#### Raw data
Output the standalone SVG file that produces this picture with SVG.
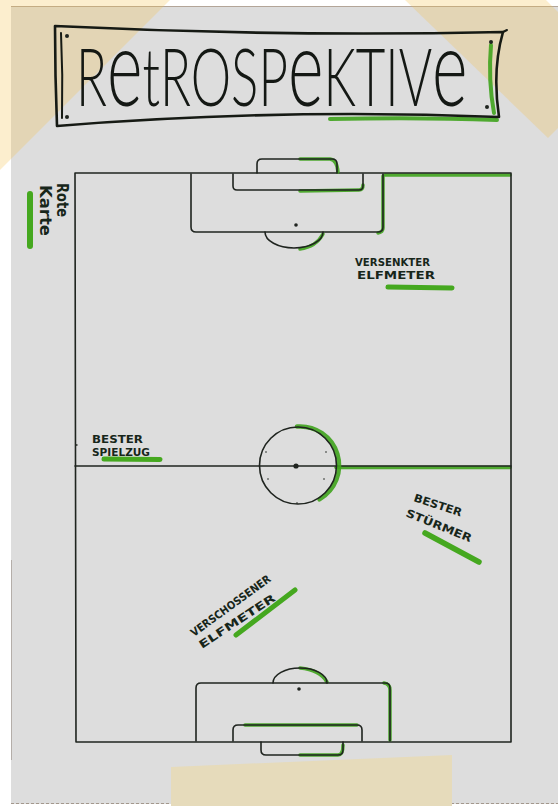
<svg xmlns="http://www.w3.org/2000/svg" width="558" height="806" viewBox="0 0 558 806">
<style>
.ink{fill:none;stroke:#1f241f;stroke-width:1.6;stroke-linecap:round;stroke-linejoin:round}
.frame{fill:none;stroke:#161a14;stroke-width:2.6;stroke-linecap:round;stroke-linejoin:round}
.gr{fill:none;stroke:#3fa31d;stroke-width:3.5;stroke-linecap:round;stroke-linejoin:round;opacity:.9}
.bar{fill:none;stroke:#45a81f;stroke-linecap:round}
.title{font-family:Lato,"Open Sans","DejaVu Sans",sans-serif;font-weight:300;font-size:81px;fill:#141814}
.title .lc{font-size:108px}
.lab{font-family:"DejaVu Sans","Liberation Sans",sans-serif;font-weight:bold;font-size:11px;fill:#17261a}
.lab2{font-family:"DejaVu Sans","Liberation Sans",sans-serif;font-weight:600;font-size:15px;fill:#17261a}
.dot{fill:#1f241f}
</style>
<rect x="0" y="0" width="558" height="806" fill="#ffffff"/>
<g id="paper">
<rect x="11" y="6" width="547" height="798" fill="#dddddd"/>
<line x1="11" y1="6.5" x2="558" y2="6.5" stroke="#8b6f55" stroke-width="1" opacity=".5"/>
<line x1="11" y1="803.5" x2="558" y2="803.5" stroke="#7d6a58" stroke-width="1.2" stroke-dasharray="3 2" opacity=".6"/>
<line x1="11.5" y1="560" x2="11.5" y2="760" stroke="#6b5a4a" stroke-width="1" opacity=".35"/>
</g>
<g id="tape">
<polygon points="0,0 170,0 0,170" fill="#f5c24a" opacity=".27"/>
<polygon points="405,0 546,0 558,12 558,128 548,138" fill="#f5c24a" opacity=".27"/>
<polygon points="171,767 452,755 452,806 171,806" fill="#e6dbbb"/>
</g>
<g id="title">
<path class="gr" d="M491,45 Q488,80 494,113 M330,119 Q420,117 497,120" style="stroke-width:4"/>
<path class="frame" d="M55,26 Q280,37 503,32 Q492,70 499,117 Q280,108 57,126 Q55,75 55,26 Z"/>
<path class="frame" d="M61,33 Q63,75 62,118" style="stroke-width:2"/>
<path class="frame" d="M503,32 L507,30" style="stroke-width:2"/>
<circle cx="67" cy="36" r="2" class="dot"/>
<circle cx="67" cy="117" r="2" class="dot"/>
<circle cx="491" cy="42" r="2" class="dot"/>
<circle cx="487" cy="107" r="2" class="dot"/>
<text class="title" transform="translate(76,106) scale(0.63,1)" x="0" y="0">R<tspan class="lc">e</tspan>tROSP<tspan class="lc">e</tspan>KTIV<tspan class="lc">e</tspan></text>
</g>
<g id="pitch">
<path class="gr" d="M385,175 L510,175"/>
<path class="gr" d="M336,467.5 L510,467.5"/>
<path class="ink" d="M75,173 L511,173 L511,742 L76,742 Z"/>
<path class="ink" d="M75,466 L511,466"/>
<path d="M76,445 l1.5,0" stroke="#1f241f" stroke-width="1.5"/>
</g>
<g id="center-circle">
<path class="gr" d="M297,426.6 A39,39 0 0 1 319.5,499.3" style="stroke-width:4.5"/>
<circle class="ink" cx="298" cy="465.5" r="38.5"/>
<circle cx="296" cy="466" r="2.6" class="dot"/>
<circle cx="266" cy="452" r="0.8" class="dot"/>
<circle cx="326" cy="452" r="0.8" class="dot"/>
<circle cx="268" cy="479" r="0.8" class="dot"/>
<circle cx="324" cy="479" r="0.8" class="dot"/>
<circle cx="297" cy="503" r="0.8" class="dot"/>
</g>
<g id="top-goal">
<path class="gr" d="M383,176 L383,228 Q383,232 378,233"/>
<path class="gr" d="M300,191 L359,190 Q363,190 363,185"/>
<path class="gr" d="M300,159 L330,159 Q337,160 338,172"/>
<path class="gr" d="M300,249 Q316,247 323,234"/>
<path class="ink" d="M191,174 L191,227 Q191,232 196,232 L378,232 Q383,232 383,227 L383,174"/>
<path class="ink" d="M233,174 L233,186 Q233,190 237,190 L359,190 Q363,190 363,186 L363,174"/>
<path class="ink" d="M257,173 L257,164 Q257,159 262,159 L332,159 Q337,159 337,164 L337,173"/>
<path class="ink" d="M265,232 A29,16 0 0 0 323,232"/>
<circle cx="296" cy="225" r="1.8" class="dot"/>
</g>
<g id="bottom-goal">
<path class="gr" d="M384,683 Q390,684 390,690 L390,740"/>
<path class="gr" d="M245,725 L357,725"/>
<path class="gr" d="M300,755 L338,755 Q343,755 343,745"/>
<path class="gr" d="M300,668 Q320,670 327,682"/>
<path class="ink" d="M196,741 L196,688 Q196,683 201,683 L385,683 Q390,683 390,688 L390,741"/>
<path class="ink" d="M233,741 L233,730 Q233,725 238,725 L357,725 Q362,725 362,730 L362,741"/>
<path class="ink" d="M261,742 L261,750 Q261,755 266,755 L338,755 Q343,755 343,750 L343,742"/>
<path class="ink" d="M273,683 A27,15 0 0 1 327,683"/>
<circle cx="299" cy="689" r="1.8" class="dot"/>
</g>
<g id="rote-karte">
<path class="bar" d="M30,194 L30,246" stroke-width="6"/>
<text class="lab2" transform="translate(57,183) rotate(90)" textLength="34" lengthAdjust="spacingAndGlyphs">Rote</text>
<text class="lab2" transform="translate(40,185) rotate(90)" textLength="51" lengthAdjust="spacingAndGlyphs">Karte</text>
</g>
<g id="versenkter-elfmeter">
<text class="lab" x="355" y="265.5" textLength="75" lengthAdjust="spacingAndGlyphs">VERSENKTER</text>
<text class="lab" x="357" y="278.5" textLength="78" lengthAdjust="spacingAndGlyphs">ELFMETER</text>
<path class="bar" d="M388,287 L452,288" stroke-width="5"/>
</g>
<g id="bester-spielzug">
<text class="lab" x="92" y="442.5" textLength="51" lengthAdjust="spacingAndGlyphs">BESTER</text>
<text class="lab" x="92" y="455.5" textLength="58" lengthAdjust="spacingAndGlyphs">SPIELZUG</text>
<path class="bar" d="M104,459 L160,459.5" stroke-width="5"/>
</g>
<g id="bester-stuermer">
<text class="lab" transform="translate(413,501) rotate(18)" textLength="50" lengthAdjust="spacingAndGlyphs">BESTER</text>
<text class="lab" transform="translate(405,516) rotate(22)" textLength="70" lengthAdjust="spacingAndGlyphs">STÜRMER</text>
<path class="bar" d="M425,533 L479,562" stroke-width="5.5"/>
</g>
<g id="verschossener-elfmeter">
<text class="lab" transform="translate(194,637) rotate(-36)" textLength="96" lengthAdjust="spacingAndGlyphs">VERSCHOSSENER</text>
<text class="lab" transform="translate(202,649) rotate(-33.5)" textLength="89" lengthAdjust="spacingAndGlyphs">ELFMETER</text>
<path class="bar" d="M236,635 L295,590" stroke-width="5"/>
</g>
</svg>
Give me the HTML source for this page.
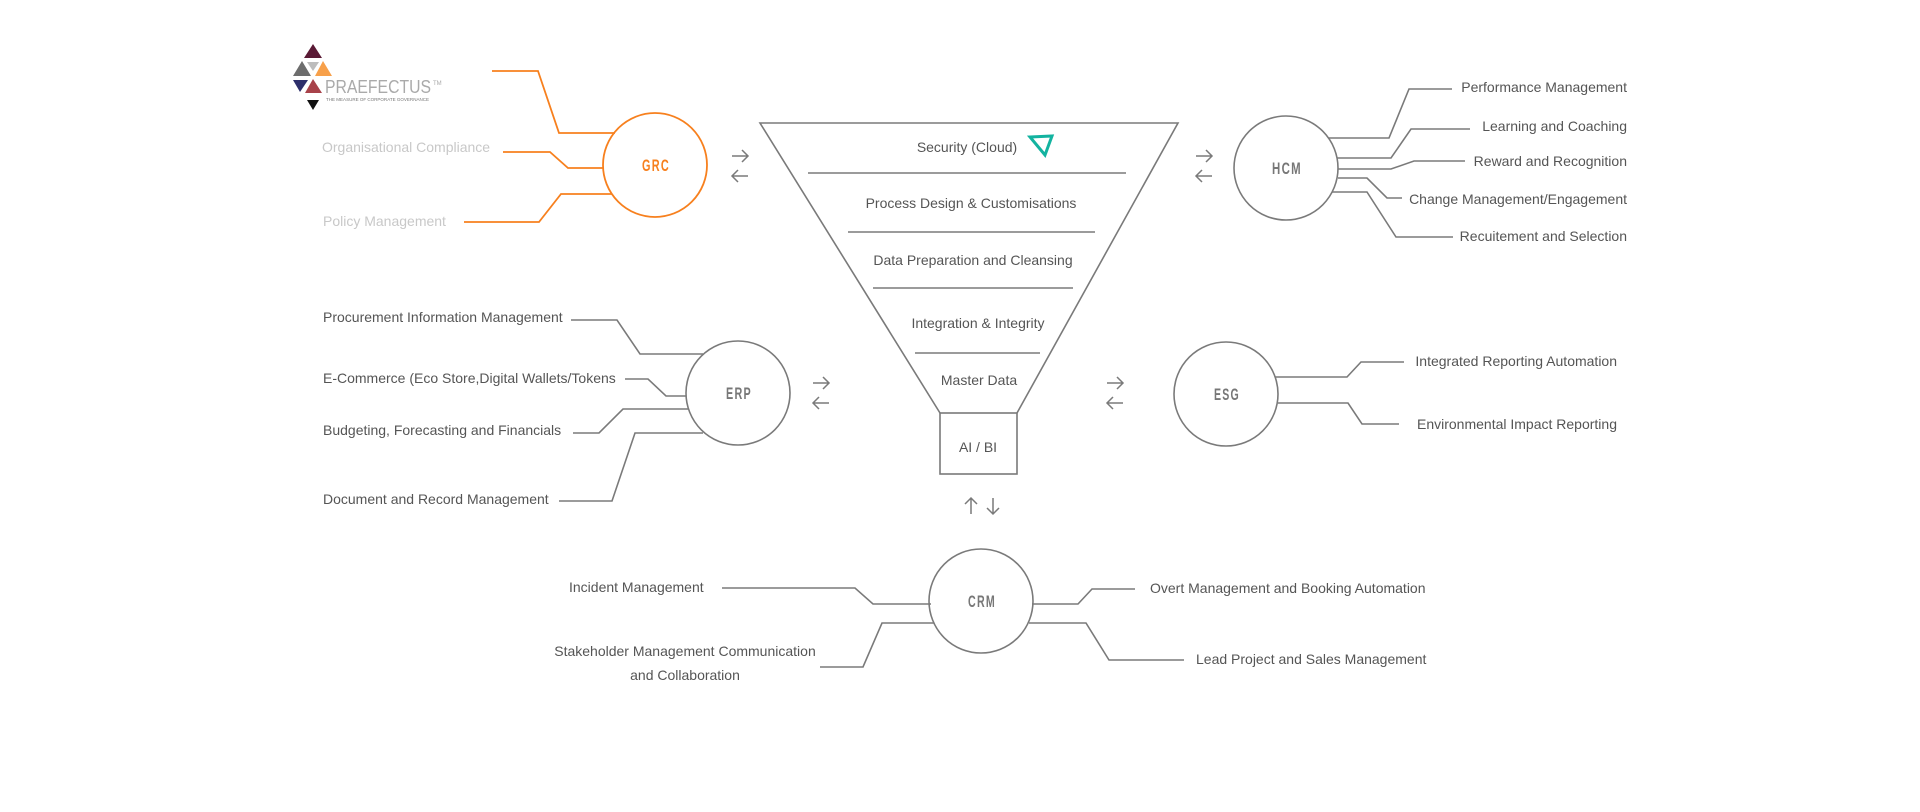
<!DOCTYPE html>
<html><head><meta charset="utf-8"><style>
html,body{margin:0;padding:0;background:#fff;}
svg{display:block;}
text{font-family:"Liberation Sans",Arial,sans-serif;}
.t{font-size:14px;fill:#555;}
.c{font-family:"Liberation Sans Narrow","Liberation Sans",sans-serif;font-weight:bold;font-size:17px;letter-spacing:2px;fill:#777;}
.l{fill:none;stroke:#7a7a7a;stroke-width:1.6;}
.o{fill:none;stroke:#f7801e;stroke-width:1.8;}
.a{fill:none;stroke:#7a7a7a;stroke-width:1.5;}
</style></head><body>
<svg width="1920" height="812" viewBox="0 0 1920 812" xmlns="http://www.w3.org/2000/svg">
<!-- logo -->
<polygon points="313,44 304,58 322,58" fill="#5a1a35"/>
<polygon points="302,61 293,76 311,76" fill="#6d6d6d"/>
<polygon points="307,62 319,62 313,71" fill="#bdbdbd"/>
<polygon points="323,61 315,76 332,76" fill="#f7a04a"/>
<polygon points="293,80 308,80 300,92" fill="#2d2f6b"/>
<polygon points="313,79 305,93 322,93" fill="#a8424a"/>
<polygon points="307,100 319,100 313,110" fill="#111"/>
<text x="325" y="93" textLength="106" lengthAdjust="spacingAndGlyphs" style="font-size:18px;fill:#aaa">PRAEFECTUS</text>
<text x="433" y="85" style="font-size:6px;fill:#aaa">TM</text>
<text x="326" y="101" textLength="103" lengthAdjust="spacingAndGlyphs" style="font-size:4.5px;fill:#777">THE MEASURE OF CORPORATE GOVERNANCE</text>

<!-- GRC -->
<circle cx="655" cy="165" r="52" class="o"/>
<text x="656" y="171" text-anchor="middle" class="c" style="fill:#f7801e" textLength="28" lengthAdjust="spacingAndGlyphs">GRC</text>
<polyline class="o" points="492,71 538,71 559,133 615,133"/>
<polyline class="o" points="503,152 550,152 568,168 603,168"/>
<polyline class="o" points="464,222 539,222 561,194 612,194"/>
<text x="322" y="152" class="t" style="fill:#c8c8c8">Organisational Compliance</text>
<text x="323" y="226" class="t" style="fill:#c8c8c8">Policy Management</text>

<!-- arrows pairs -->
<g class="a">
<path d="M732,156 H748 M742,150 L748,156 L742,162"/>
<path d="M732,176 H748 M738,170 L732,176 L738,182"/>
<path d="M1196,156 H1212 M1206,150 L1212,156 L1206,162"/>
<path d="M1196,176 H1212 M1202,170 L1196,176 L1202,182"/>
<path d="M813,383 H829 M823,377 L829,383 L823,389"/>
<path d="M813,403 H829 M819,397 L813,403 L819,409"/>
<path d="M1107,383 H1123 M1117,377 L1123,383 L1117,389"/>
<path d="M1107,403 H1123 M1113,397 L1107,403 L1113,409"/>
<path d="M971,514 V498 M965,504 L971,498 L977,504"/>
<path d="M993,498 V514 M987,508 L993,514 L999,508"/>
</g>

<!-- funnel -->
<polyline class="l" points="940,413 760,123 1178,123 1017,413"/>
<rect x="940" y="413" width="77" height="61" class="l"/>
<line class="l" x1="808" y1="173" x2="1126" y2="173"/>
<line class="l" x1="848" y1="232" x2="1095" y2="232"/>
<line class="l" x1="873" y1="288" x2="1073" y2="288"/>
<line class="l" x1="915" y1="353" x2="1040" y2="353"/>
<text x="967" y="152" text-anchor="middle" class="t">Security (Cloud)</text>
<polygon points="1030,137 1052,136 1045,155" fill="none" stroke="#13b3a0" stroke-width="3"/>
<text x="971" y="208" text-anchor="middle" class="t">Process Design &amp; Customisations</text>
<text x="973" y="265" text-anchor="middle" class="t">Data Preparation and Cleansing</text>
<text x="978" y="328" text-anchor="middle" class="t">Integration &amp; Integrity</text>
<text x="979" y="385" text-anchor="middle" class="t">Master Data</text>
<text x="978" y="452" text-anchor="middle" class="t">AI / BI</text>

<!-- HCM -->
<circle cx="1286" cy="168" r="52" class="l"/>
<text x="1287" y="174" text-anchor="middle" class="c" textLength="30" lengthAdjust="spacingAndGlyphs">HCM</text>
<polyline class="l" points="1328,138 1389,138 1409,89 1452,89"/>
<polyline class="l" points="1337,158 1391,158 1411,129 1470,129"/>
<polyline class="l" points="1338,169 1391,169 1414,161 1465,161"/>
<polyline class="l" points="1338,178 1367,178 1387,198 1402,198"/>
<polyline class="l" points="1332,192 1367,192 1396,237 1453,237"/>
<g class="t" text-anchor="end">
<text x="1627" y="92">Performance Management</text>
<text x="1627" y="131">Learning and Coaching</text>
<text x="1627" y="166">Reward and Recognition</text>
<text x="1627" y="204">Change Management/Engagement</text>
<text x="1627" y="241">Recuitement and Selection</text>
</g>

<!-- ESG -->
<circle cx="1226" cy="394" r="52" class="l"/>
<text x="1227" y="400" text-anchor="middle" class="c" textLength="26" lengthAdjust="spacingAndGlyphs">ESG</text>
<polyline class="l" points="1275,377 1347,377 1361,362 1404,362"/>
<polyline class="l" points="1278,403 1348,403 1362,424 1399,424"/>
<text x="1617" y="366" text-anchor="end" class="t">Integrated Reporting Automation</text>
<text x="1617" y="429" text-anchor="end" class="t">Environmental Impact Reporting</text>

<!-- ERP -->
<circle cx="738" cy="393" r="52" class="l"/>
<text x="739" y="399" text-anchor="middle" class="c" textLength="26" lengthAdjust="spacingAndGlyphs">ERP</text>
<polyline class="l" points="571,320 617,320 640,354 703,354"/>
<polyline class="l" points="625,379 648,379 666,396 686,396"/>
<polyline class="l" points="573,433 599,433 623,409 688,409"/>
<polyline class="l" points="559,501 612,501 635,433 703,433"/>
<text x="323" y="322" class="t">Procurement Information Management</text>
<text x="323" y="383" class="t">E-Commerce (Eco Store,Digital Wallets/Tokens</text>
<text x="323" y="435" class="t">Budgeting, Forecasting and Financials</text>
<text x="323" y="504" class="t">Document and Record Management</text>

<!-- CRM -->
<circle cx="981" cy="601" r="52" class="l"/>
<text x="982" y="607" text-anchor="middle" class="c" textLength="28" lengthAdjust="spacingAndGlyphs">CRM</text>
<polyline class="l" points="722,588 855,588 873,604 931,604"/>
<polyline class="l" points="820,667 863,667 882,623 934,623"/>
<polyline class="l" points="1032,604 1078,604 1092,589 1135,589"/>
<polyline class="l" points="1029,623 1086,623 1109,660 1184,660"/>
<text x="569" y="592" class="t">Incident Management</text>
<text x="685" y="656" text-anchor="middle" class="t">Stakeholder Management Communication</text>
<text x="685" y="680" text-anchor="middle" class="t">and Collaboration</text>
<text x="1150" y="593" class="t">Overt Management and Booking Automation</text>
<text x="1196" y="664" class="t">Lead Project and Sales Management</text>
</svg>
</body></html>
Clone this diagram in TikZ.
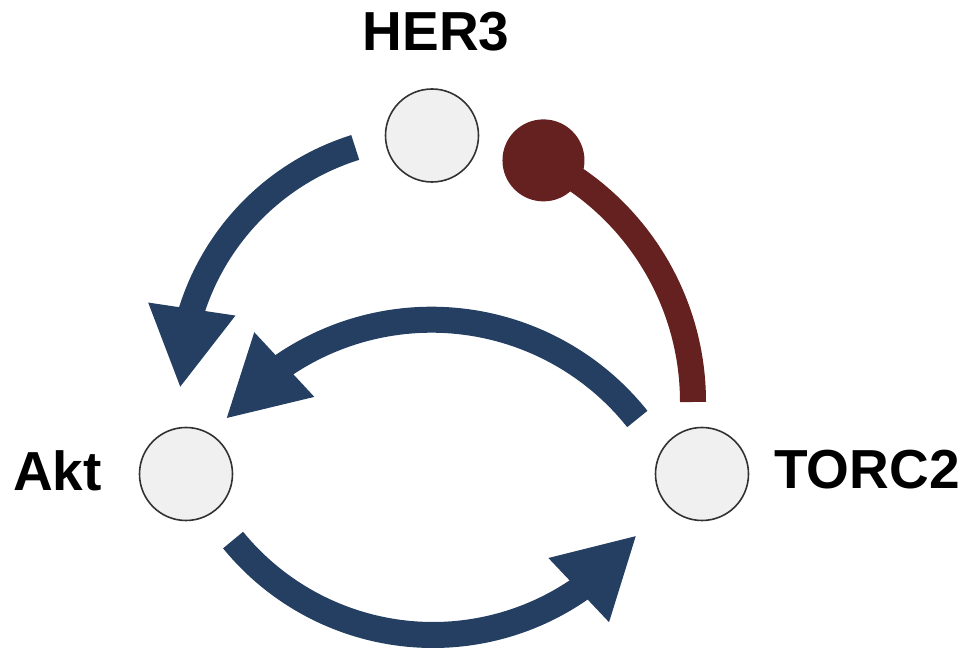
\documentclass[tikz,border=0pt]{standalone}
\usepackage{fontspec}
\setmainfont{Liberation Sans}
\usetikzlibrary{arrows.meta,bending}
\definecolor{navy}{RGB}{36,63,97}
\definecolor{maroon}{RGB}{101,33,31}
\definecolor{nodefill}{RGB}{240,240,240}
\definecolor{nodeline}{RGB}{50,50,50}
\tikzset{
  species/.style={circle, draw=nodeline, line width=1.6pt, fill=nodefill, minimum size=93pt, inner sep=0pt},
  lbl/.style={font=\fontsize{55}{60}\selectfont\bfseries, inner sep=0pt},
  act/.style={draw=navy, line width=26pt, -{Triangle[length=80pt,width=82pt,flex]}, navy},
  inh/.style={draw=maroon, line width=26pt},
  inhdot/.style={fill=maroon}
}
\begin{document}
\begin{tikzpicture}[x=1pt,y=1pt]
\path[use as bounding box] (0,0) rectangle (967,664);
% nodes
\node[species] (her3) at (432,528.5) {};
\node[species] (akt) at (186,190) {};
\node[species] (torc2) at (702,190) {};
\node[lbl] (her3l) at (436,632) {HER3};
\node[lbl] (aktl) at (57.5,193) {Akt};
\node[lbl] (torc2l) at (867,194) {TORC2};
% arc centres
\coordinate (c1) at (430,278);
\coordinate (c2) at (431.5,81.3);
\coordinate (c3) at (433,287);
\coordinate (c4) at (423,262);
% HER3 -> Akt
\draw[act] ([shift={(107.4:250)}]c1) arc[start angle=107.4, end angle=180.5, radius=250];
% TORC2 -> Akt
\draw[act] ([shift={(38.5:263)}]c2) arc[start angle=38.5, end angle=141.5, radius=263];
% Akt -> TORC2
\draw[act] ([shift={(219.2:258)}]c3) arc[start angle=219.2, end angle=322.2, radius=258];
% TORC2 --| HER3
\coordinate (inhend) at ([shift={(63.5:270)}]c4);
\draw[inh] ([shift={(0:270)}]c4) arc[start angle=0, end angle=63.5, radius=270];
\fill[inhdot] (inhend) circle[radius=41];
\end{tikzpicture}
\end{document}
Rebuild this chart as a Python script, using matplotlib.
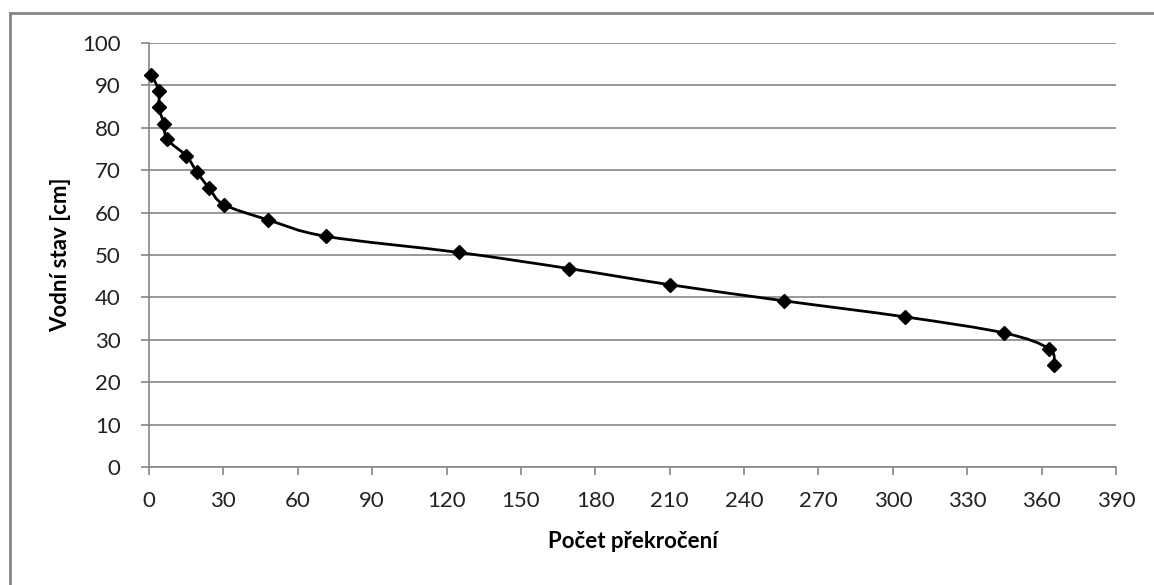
########
The lines you need run from the one containing "Give me the HTML source for this page." down to the one containing "OF CORPORATE GOVERNANCE</text>"; print them exactly, both ends included, and leave out pictures.

Give me the HTML source for this page.
<!DOCTYPE html>
<html><head><meta charset="utf-8"><style>
html,body{margin:0;padding:0;background:#fff;}
svg{display:block;}
text{font-family:"Liberation Sans",Arial,sans-serif;}
.t{font-size:14px;fill:#555;}
.c{font-family:"Liberation Sans Narrow","Liberation Sans",sans-serif;font-weight:bold;font-size:17px;letter-spacing:2px;fill:#777;}
.l{fill:none;stroke:#7a7a7a;stroke-width:1.6;}
.o{fill:none;stroke:#f7801e;stroke-width:1.8;}
.a{fill:none;stroke:#7a7a7a;stroke-width:1.5;}
</style></head><body>
<svg width="1920" height="812" viewBox="0 0 1920 812" xmlns="http://www.w3.org/2000/svg">
<!-- logo -->
<polygon points="313,44 304,58 322,58" fill="#5a1a35"/>
<polygon points="302,61 293,76 311,76" fill="#6d6d6d"/>
<polygon points="307,62 319,62 313,71" fill="#bdbdbd"/>
<polygon points="323,61 315,76 332,76" fill="#f7a04a"/>
<polygon points="293,80 308,80 300,92" fill="#2d2f6b"/>
<polygon points="313,79 305,93 322,93" fill="#a8424a"/>
<polygon points="307,100 319,100 313,110" fill="#111"/>
<text x="325" y="93" textLength="106" lengthAdjust="spacingAndGlyphs" style="font-size:18px;fill:#aaa">PRAEFECTUS</text>
<text x="433" y="85" style="font-size:6px;fill:#aaa">TM</text>
<text x="326" y="101" textLength="103" lengthAdjust="spacingAndGlyphs" style="font-size:4.5px;fill:#777">THE MEASURE OF CORPORATE GOVERNANCE</text>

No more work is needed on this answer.